Originally published in Rebol Forces.

Author: Ole Friis (ole_f@post3.tele.dk)
Date: Jul, 2001
Part: 2 of 6


Another encoding technique?

In the last article, we saw an encoding technique, Huffman encoding, which is good for compressing a series of values where certain values appear very frequently. This time we will have a look at another encoding technique which actually does not compress anything at all. "What's the big idea in that?", you may rightly wonder.

The technique described here, called Move-to-Front encoding, takes as input a string and gives as output a series of numbers, one for each character in the input string. If the input string has lots of sequences containing the same letter in a row, then the output series will have a lot of small values, and not so many big values.

This means: If we have an input string with lots of sequences containing the same letter in a row, then we can first apply Move-to-Front encoding. This gives us a new series which contains lots of small numbers. Then we can apply Huffman encoding, in which we choose to use less space on small numbers than on bigger numbers. The end result should then be a shorter sequence than the original one.
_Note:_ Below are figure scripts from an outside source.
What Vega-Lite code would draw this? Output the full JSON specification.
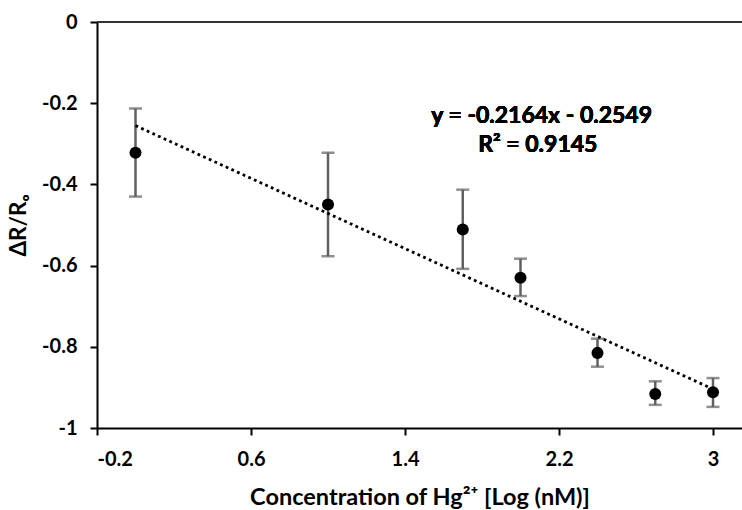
{
  "$schema": "https://vega.github.io/schema/vega-lite/v6.json",
  "width": 645,
  "height": 406,
  "autosize": {"type": "none"},
  "padding": {"left": 97, "top": 22, "right": 0, "bottom": 82},
  "background": "white",
  "config": {
    "view": {"stroke": null},
    "font": "Lato",
    "axis": {
      "grid": false,
      "domainColor": "black",
      "domainWidth": 2,
      "tickColor": "black",
      "tickWidth": 2,
      "tickSize": 7,
      "labelFont": "Lato",
      "labelFontSize": 20,
      "labelFontWeight": "bold",
      "labelColor": "black",
      "titleFont": "Lato",
      "titleFontSize": 23.5,
      "titleFontWeight": "bold",
      "titleColor": "black"
    }
  },
  "data": {
    "values": [
      {"logc": 0, "r": -0.322, "lo": -0.430, "hi": -0.213},
      {"logc": 1, "r": -0.4495, "lo": -0.577, "hi": -0.322},
      {"logc": 1.7, "r": -0.511, "lo": -0.608, "hi": -0.413},
      {"logc": 2, "r": -0.630, "lo": -0.675, "hi": -0.583},
      {"logc": 2.4, "r": -0.815, "lo": -0.849, "hi": -0.780},
      {"logc": 2.7, "r": -0.916, "lo": -0.943, "hi": -0.885},
      {"logc": 3, "r": -0.912, "lo": -0.948, "hi": -0.877}
    ]
  },
  "layer": [
    {
      "mark": {"type": "rule", "color": "#333333", "strokeWidth": 2},
      "encoding": {"y": {"datum": 0, "type": "quantitative", "scale": {"domain": [-1, 0], "nice": false}}}
    },
    {
      "mark": {"type": "rule", "color": "#606060", "strokeWidth": 2.5},
      "encoding": {
        "x": {"field": "logc", "type": "quantitative"},
        "y": {"field": "lo", "type": "quantitative"},
        "y2": {"field": "hi"}
      }
    },
    {
      "mark": {"type": "tick", "orient": "horizontal", "color": "#606060", "size": 13, "thickness": 2.5},
      "encoding": {
        "x": {"field": "logc", "type": "quantitative"},
        "y": {"field": "lo", "type": "quantitative"}
      }
    },
    {
      "mark": {"type": "tick", "orient": "horizontal", "color": "#606060", "size": 13, "thickness": 2.5},
      "encoding": {
        "x": {"field": "logc", "type": "quantitative"},
        "y": {"field": "hi", "type": "quantitative"}
      }
    },
    {
      "transform": [{"regression": "r", "on": "logc"}],
      "mark": {"type": "line", "color": "black", "strokeWidth": 2.8, "strokeDash": [2.8, 3.4], "strokeCap": "butt"},
      "encoding": {
        "x": {"field": "logc", "type": "quantitative"},
        "y": {"field": "r", "type": "quantitative"}
      }
    },
    {
      "mark": {"type": "circle", "color": "black", "opacity": 1, "size": 145},
      "encoding": {
        "x": {
          "field": "logc", "type": "quantitative",
          "scale": {"domain": [-0.2, 3.1506], "nice": false, "zero": false},
          "axis": {
            "values": [-0.2, 0.6, 1.4, 2.2, 3],
            "labelExpr": "toString(datum.value)",
            "labelPadding": 14,
            "title": "Concentration of Hg²⁺ [Log (nM)]",
            "titlePadding": 16
          }
        },
        "y": {
          "field": "r", "type": "quantitative",
          "scale": {"domain": [-1, 0], "nice": false},
          "axis": {
            "values": [-1, -0.8, -0.6, -0.4, -0.2, 0],
            "labelExpr": "toString(datum.value)",
            "labelPadding": 13,
            "title": "ΔR/Rₒ",
            "titleFontSize": 22.5,
            "titlePadding": 11
          }
        }
      }
    },
    {
      "mark": {"type": "text", "font": "Lato", "fontSize": 23, "fontWeight": "bold", "color": "black", "align": "center", "baseline": "middle"},
      "encoding": {
        "x": {"datum": 2.11, "type": "quantitative"},
        "y": {"datum": -0.232, "type": "quantitative"},
        "text": {"value": "y = -0.2164x - 0.2549"}
      }
    },
    {
      "mark": {"type": "text", "font": "Lato", "fontSize": 23, "fontWeight": "bold", "color": "black", "align": "center", "baseline": "middle"},
      "encoding": {
        "x": {"datum": 2.09, "type": "quantitative"},
        "y": {"datum": -0.304, "type": "quantitative"},
        "text": {"value": "R² = 0.9145"}
      }
    }
  ]
}
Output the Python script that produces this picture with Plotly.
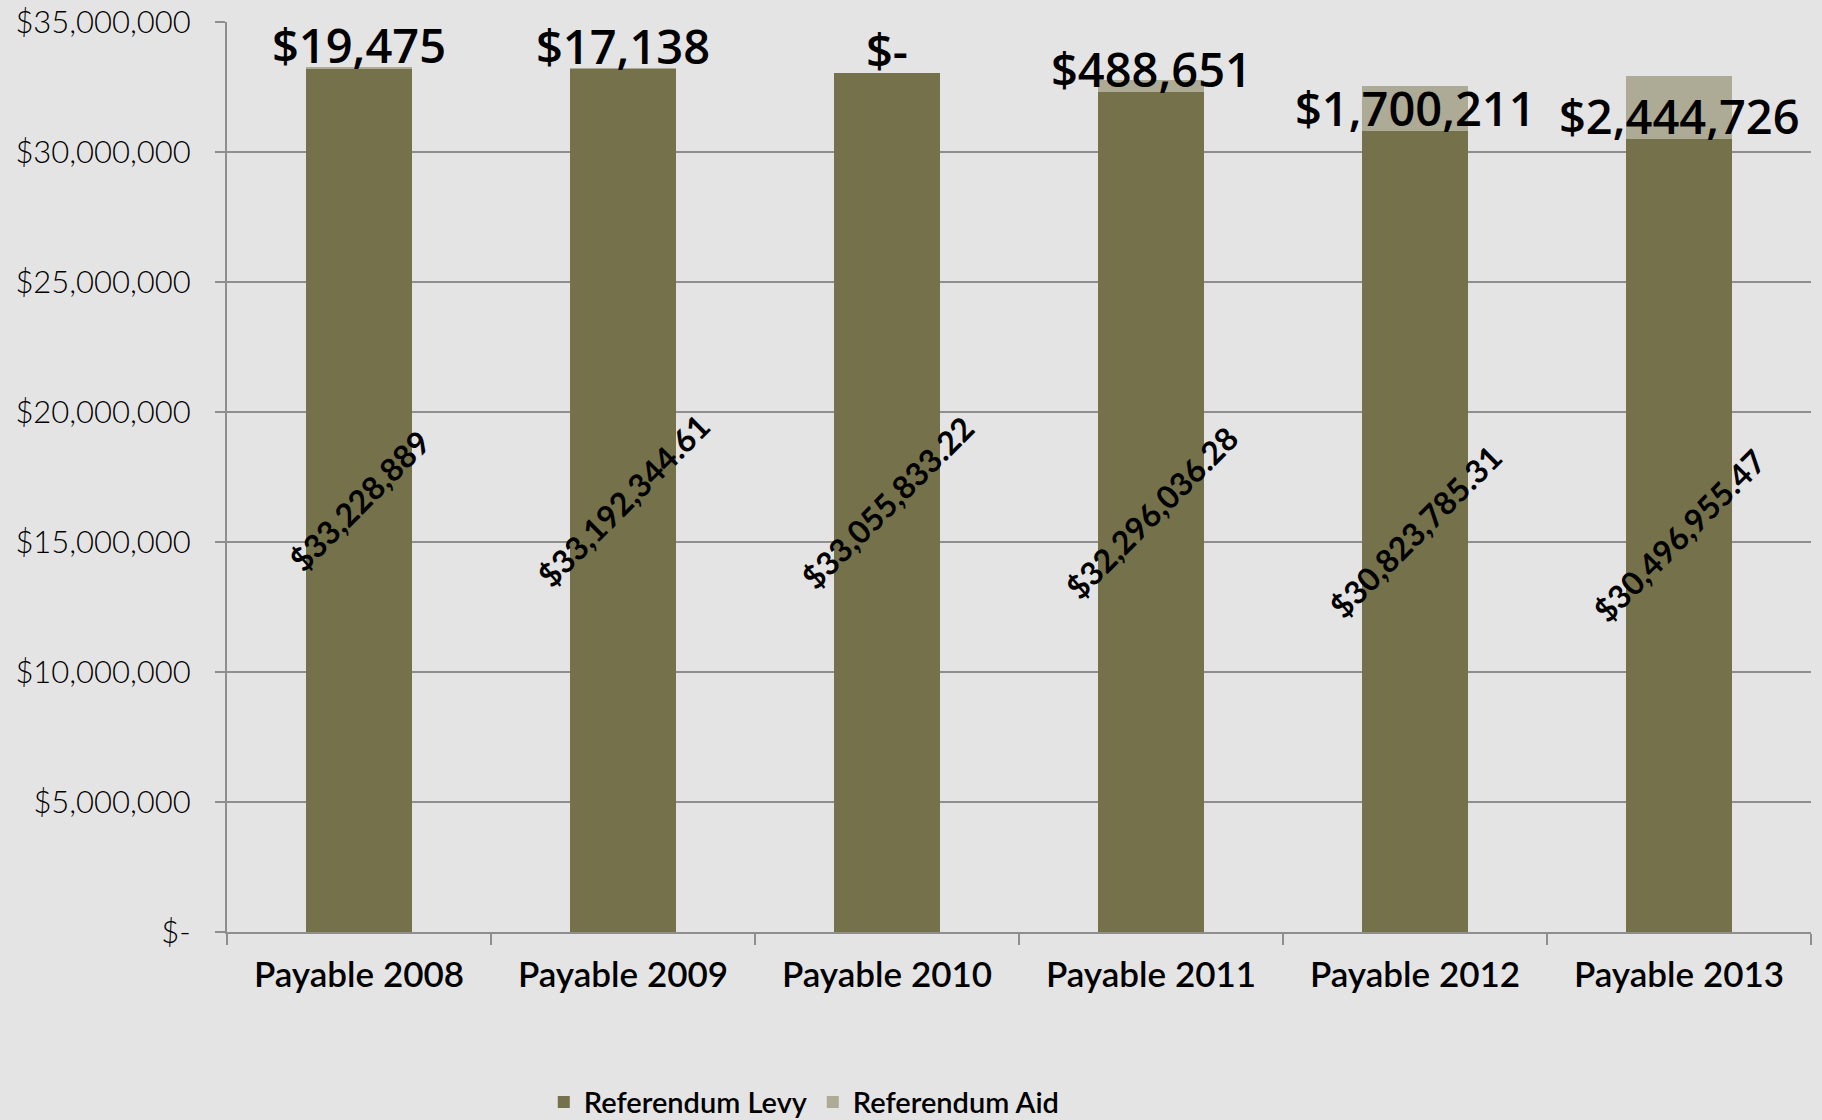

In the next article, we will look at a technique which exactly converts normal text into text where there are many sequences containing the same letter. By putting all of these three techniques together, we will actually get a good compression program.

The idea

In fact, the idea behind Move-to-Front encoding is extremely simple. We start by creating a list of all possible characters that may occur in an input stream. If we are allowed to use the letters a, b, c, d, and e, the list could look like this:

0 1 2 3 4
a b c d e

Notice that a is at position 0 in the list, while c is at position 2. Very simple. The idea is that while we encode an input text, one character at a time, we will use the above list to decide what to output, after which we will change the list before we look at the next character in the input list. An example will show you completely what I mean. Let's say that our input text is "ccdcabb":

First input character: "c"
The list is: 0 1 2 3 4
a b c d e

We see that c is at position 2 in the list, so we output "2". At the same time, we move c to position 0, pushing a and b one place to the right. Now the situation is this:

Next input character: "c" (the second c in "ccdcabb")
The list is: 0 1 2 3 4
c a b d e

Using the same procedure, we output "0", since c is now at position 0. Again we move c to the front, but since it's already there, this doesn't change the list. We continue for a little while with the next character from the input, namely d:

Next input character: "d"
The list is: 0 1 2 3 4
c a b d e

This will output "3", since d is at position 3, and now we will move d to the front, pushing c, a, and b to the right. We can now look at the next character, c:

Next input character: "c"
The list is: 0 1 2 3 4
d c a b e

This, of course, gives an output of "1", which means that the first 4 letters from our input, "ccdc", gives an output of "2031". You can try to continue yourself with this technique, encoding the remaining "abb" of the input.

As you can see from the above, if the input looks like "abbbbbbc", then the sequence of b's will result in lots of 0's in the output, since b will be moved to the front of our list when the first b is encountered.


Implementing Move-to-Front encoding in Rebol is very easy:

encode-mtf: func [
"Encodes a string using Move-to-Front"
str [string!] "The string to encode"
table [block!] "The initial table to use"
/local result index
table: copy table
result: make block! (length? str)
foreach letter str [
index: find/case table letter
append result (index? index) - 1
remove index
insert table letter

The above is pretty straightforward: First, we copy the initial table, since we are going to mess it up. Then, for each letter in the input string, we find its position in the table and add this position (which is the INDEX? value minus one, since Rebol starts its positions at 1 and we want them to start at 0) and move the letter in the table to the front.

We haven't discussed at all if we can actually reverse the Move-to-Front algorithm, but it is quite easy to see that by looking at each number the encoding gives, we can pick our letter from our table and thereafter do the moving to front in the same way as the encoding does:

decode-mtf: func [
"Decodes a string using Move-to-Front"
indices [block!] "The encoded version of the string"
table [block!] "The initial table to use"
/local result letter
table: copy table
result: make string! (length? indices)
foreach index indices [
letter: pick table (index + 1)
append result letter
remove skip table index
insert table letter

I'll leave it to you to find out in detail what the above does. It's pretty easy to figure out, though.


To use the two functions above, we need an initial table. Let's make one that resembles the table from the walkthrough of the encoding idea above:

>> table: [#"a" #"b" #"c" #"d" #"e"]
== [#"a" #"b" #"c" #"d" #"e"]

Now we can use this table to encode and decode our "ccdcabb" string from above:

>> encode-mtf "ccdcabb" table
== [2 0 3 1 2 3 0]
>> decode-mtf [2 0 3 1 2 3 0] table
== "ccdcabb"

This might not look very amazing, but later you will see that this encoding technique is one of the cornerstones of our compression program. Though, you will have to wait a little while before you can really feel the satisfaction!